ただ、同時に大統領の作戦はしたたかで慎重だ。
例えば、戦費調達が目的の補正予算案の提出は週明け以降に延ばし、補正に戦費をいくら計上するかは口を閉ざしている。
戦費規模に大統領が言及すれば、「巨額の戦費負担を強いられる米財政に大規模な減税まで認める余裕はない」(民主党のジョン・ブロー上院議員)とする反対議員を勢いづかせる事態を警戒している模様だ。
また、航空支援については、開戦前日にノーマン・ミネタ運輸長官が「必要が生じれば直ちに対応する用意がある」と発言して、直ちに支援策の検討に入った。航空業界は一昨年の同時テロ後、総額150億ドル規模の政府支援を受けており、特定の業界への再度の支援には反発が強かったが、開戦後なら救済しやすくなると読んでいたようだ。
だが、一連の財政支出拡大が、戦争の悪影響をやわらげて、戦後の安定成長に結びつくかは不透明だ。
新経済対策の審議も、下院では大統領案通り可決されたが、上院では財政規律重視派が巻き返し、21日午後には大統領案の減税規模を1000億ドルも減額して、その減額分を戦費にあてて財政赤字を抑制する修正案が可決された。
「赤字の野放図な拡大を許せば、将来にわたって禍根が残る」(民主党のトム・ダシュル上院院内総務)との不安が強いためだ。
米財政は2002年度に5年ぶりの赤字に転落し、政府予測では2003年度には3042億ドルと史上最高を記録する。
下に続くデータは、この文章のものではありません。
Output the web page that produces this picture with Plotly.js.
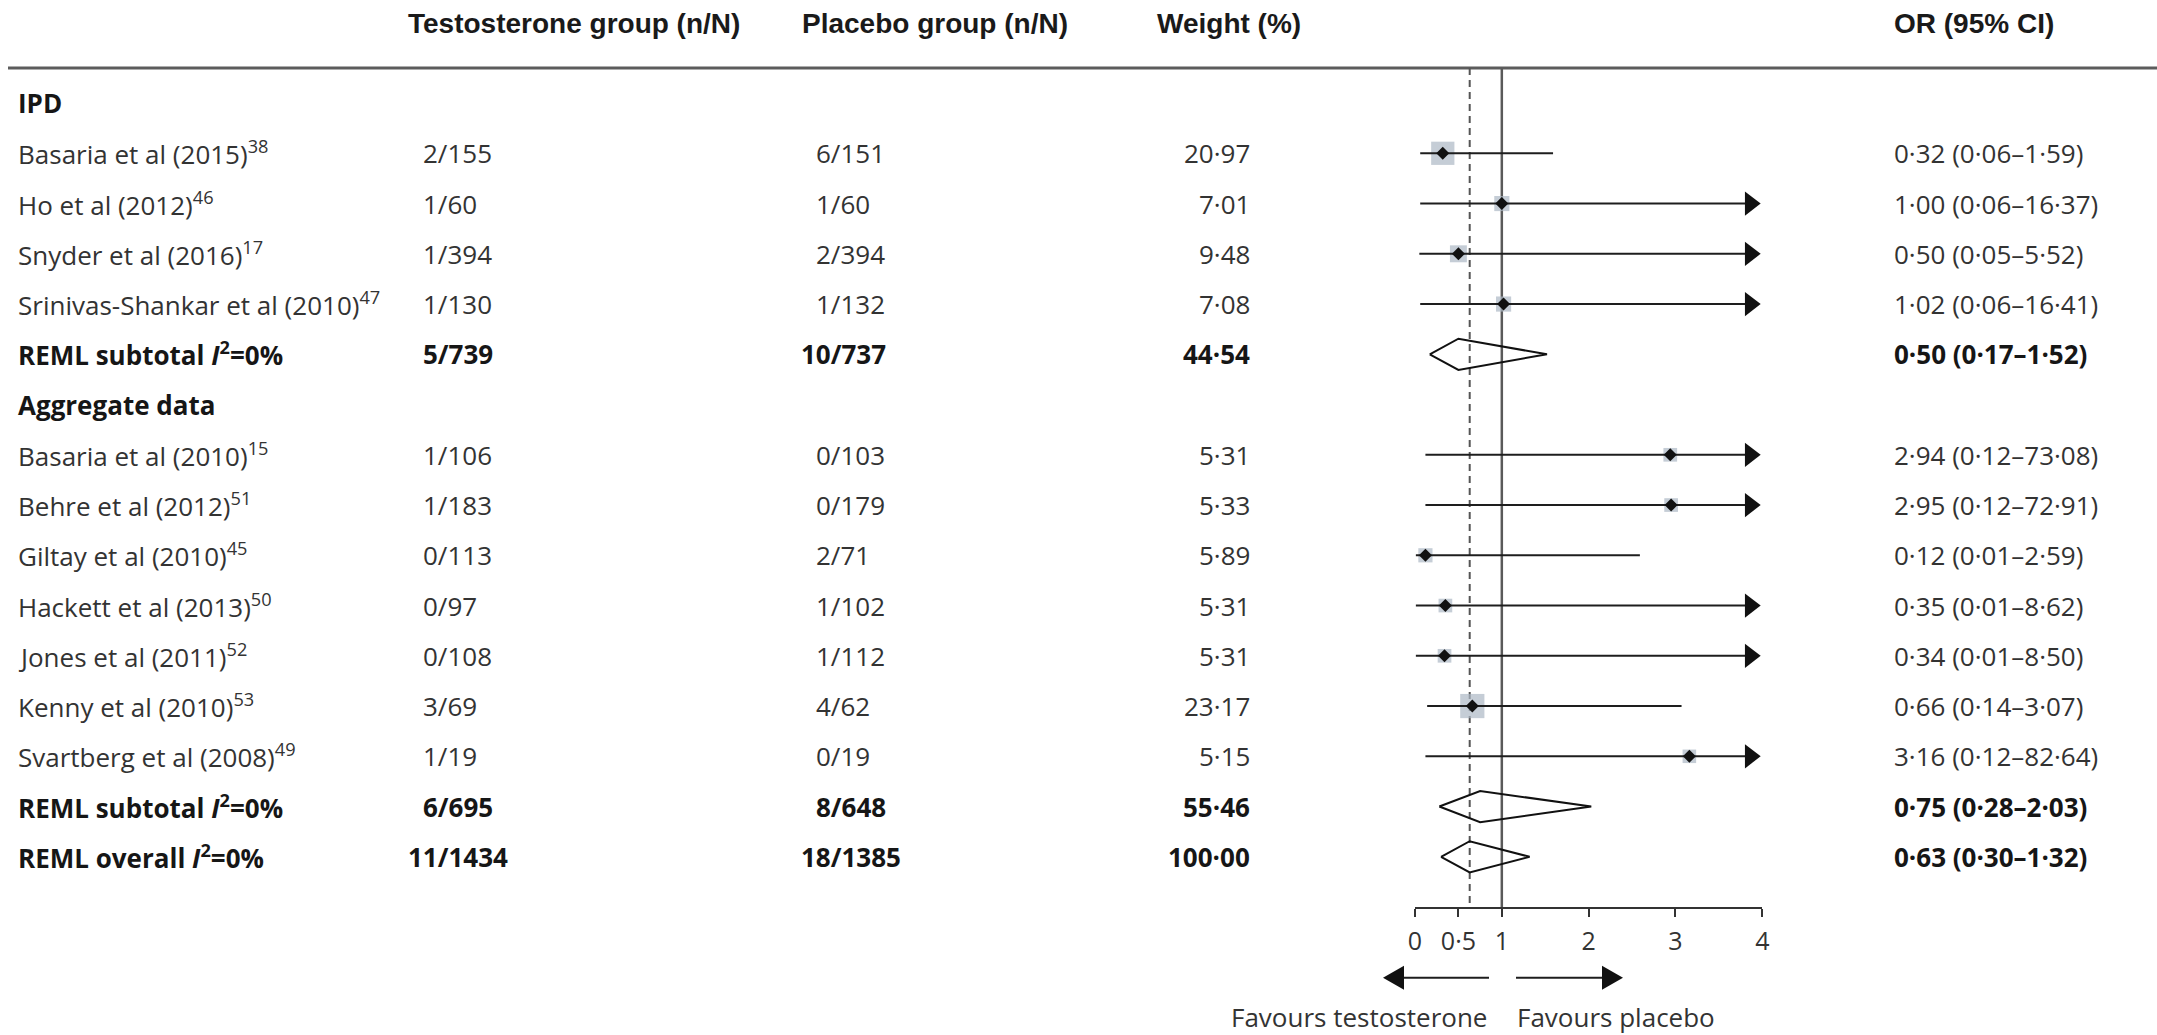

予測にはイラク戦争の戦費は盛り込まれておらず、実際の赤字が予測を上回る公算は大きい。
しかも、すでに経常赤字は2002年に5034億ドルと史上最高を記録している。「双子の赤字」が長期金利上昇やドル安を招き、景気の足を引っ張り続けた80年代の悪夢の再来を恐れる声は高まる一方だ。
これに対して、政権側は「新経済対策がもたらす景気の本格回復に伴う税収増で、財政赤字は自然と解消する」(スノー財務長官)などと反論している。しかし、減税と戦争が生む赤字には事実上目をつぶり、戦勝をバネに再選を果たそうとする作戦が功を奏するかどうか、予断は許されない。
◆戦費1か月で500億ドル試算も◆
イラク戦争の費用については様々な試算がある。
米議会予算局(CBO)は、米軍を湾岸地域に配置する費用に140億ドル、戦費に最初の1か月で100億ドル、その後は1か月ごとに80億ドルずつかかると予測。さらに戦後も、米軍の撤収に90億ドル、イラク統治のための米軍の駐留費が毎月10―40億ドルかかる。
エール大のウィリアム・ノードハウス教授は、戦争が1か月で終わる場合でも戦費は500億ドル、戦後の駐留費に750億ドル、復興支援に250億ドルかかると試算する。戦争が8か月以上の長期の場合、戦費は1400億ドル、駐留費は5000億ドル、復興支援に1000億ドルかかるとしている。
多国籍軍が編成された湾岸戦争では、日本などが費用分担に応じ、米国の実際の負担は費用総額の2割ほどで済んだと言われる。イラク戦争では大規模な費用分担は外国に期待できず、戦費が米財政により重くのしかかるのは必至だ。